According to the lawyer’s office in charge of administering General Motors’ ignition switch victims’ compensation fund, the automaker last week received another 75 compensation claims, with the total now at 4,312.
If you followed the weekly news feed about GM’s program you might have noticed that the company’s deadline for filling claims has already passed (January 31), but the official that handles the program also announced that any claims postmarked by that date are still eligible to be reviewed. So, through last Friday the carmaker had an outstanding tally of 478 claims for death, 288 for catastrophic injuries and 3,546 for less-serious injuries requiring hospitalization. The number of eligible claims also soared from 131 to 143 last week. They are comprised of 56 deaths, nine severe injuries and 78 other injuries, all eligible for payment, according to a report from lawyer Kenneth Feinberg, which has experience in directing such funds – he was previously involved in the ones that compensated victims of the 9/11 terror attacks and 2010 BP oil spill.
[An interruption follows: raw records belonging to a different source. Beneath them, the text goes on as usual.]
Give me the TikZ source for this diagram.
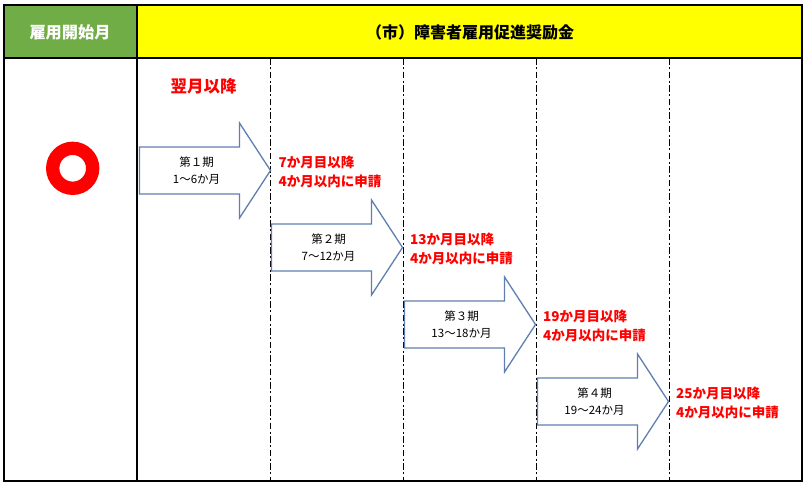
\documentclass[tikz,border=0pt]{standalone}
\usepackage{fontspec}
\usetikzlibrary{calc}
\setmainfont{Noto Sans CJK JP}
\newfontfamily\jp{Noto Sans CJK JP}
\definecolor{hdrgreen}{RGB}{112,173,71}
\definecolor{hdryellow}{RGB}{255,255,0}
\definecolor{arrowblue}{RGB}{96,126,176}
\definecolor{redtxt}{RGB}{255,0,0}
\tikzset{
  frameline/.style={draw=black, line width=1.4pt},
  divline/.style={draw=black, line width=1pt, dash pattern={on 6.5pt off 2.5pt on 2pt off 2.5pt}},
  arrowshape/.style={draw=arrowblue, fill=white, line width=1.3pt, line join=miter},
  arrowtext/.style={font=\jp\fontsize{11.5}{13}\selectfont, text=black, inner sep=0pt},
  notetext/.style={font=\jp\bfseries\fontsize{13.5}{15}\selectfont, text=redtxt, inner sep=0pt, anchor=west},
  hdrtext/.style={font=\jp\bfseries\fontsize{16}{18}\selectfont, inner sep=0pt},
}
\newcommand\prdarrow[1]{%
  \path[arrowshape] (#1) ++(0,-23.5) -- ++(100,0) -- ++(0,-24) -- ++(31,47.5)
    -- ++(-31,47.5) -- ++(0,-24) -- ++(-100,0) -- cycle;}
\begin{document}
\begin{tikzpicture}[x=1pt,y=-1pt]
\useasboundingbox (0,0) rectangle (807,488);
% header cells
\fill[hdrgreen] (4,5) rectangle (137,58);
\fill[hdryellow] (137,5) rectangle (802,58);
\node[hdrtext, text=white, font=\jp\bfseries\fontsize{16.2}{18}\selectfont] (hl) at (70,32.5) {雇用開始月};
\node[hdrtext, text=black] (hr) at (470,32) {（市）障害者雇用促進奨励金};
% dashed column lines
\foreach \x in {270,403,536,669}{
  \draw[divline] (\x,58) -- (\x,481);
}
% frame
\draw[frameline] (4,5) rectangle (802,481);
\draw[frameline] (4,58) -- (802,58);
\draw[frameline] (137,5) -- (137,481);
% ring
\draw[redtxt, line width=13.3pt] (72.7,168.3) circle (20);
% first-month note
\node[font=\jp\bfseries\fontsize{16.5}{18}\selectfont, text=redtxt, inner sep=0pt] (nm) at (203.5,86) {翌月以降};
% arrows
\coordinate (a1) at (139.5,170.5);
\coordinate (a2) at (271.5,247.5);
\coordinate (a3) at (404.5,324.5);
\coordinate (a4) at (537.5,401.5);
\prdarrow{a1}
\prdarrow{a2}
\prdarrow{a3}
\prdarrow{a4}
% arrow texts
\node[arrowtext] (t1a) at ($(a1)+(57,-8)$) {第１期};
\node[arrowtext] (t1b) at ($(a1)+(57,8.5)$) {1～6か月};
\node[arrowtext] (t2a) at ($(a2)+(57,-8)$) {第２期};
\node[arrowtext] (t2b) at ($(a2)+(57,8.5)$) {7～12か月};
\node[arrowtext] (t3a) at ($(a3)+(57,-8)$) {第３期};
\node[arrowtext] (t3b) at ($(a3)+(57,8.5)$) {13～18か月};
\node[arrowtext] (t4a) at ($(a4)+(57,-8)$) {第４期};
\node[arrowtext] (t4b) at ($(a4)+(57,8.5)$) {19～24か月};
% red notes
\node[notetext] (n1a) at (278.5,162) {7か月目以降};
\node[notetext] (n1b) at (278.5,181.5) {4か月以内に申請};
\node[notetext] (n2a) at (410,239) {13か月目以降};
\node[notetext] (n2b) at (410,258) {4か月以内に申請};
\node[notetext] (n3a) at (543,316) {19か月目以降};
\node[notetext] (n3b) at (543,335) {4か月以内に申請};
\node[notetext] (n4a) at (676,393) {25か月目以降};
\node[notetext] (n4b) at (676,412) {4か月以内に申請};
\end{tikzpicture}
\end{document}
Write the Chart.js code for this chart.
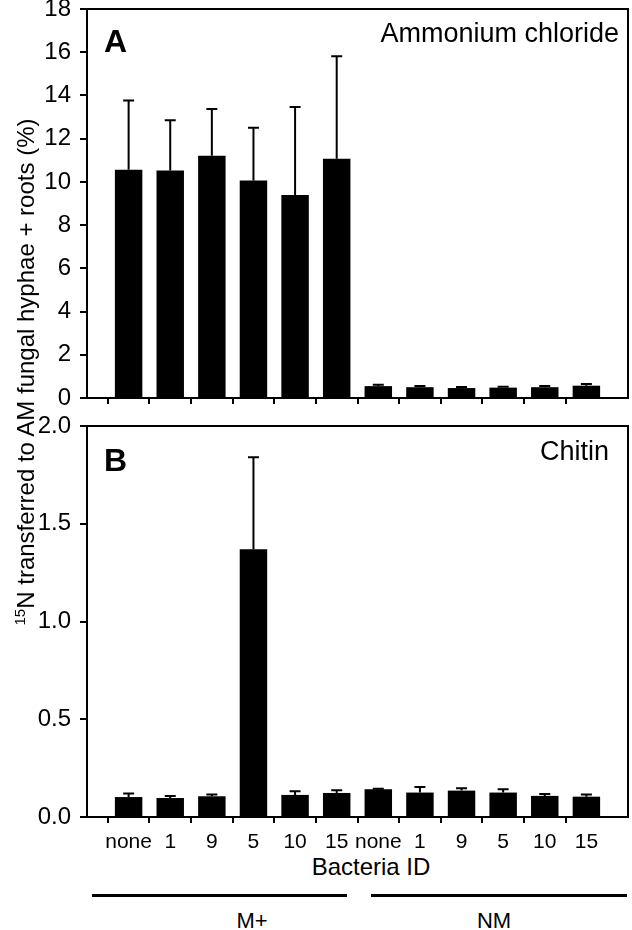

Last year the largest US automaker announced the recall of 2.6 million cars for defective ignition switches and subsequent inquiries established that the company was late at least a decade with the safety campaign. The fund was subsequently established to compensate the victims’ and families and to fend off potentially costlier lawsuits. So far, the automaker has already set aside an initial $400 million for the compensations, but also announced the fund was uncapped and that Feinberg was the sole responsible for determining the necessary amounts.